● **Problem to solve**
Can you pull out each line of the data below that includes the word "draw"?
begin
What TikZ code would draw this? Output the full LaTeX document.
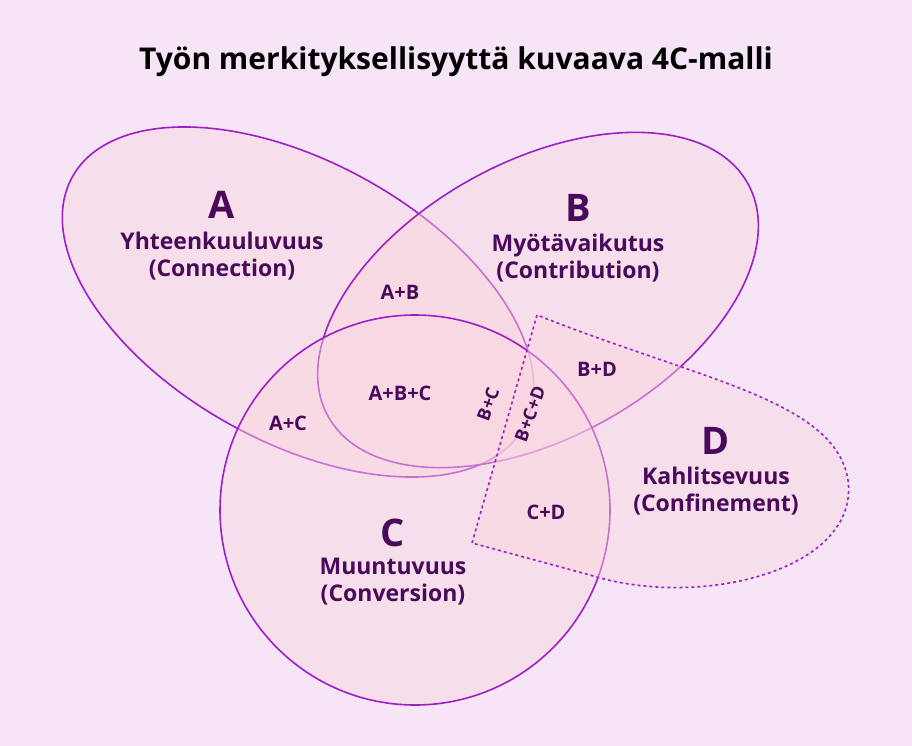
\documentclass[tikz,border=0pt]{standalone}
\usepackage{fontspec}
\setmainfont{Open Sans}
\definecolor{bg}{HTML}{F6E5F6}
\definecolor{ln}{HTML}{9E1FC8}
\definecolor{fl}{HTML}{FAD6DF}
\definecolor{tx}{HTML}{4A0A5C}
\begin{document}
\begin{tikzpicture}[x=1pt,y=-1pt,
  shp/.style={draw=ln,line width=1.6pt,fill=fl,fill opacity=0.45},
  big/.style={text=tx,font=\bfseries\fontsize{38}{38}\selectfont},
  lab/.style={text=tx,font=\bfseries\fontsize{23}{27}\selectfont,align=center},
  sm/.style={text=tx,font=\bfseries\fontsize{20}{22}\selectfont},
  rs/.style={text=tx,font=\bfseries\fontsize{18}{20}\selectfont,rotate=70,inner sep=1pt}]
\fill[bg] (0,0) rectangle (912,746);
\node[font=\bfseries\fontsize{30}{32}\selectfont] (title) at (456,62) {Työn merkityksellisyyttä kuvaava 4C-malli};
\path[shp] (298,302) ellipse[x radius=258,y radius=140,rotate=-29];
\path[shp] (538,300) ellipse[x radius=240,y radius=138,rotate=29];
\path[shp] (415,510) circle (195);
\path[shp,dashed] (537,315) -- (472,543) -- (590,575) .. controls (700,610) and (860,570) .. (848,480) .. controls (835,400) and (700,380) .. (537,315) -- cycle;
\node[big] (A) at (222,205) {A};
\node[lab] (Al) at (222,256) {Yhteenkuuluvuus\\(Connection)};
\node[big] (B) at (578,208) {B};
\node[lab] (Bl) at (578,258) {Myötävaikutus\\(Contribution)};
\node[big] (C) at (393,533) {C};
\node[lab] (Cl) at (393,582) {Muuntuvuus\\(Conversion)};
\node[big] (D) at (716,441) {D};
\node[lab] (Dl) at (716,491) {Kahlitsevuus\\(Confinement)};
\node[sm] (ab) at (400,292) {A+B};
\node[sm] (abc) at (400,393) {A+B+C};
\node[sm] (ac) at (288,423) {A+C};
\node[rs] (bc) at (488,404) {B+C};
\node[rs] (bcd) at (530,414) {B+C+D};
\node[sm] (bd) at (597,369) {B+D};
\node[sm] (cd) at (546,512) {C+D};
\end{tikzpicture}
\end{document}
end
● **Result below**
What TikZ code would draw this? Output the full LaTeX document.
  shp/.style={draw=ln,line width=1.6pt,fill=fl,fill opacity=0.45},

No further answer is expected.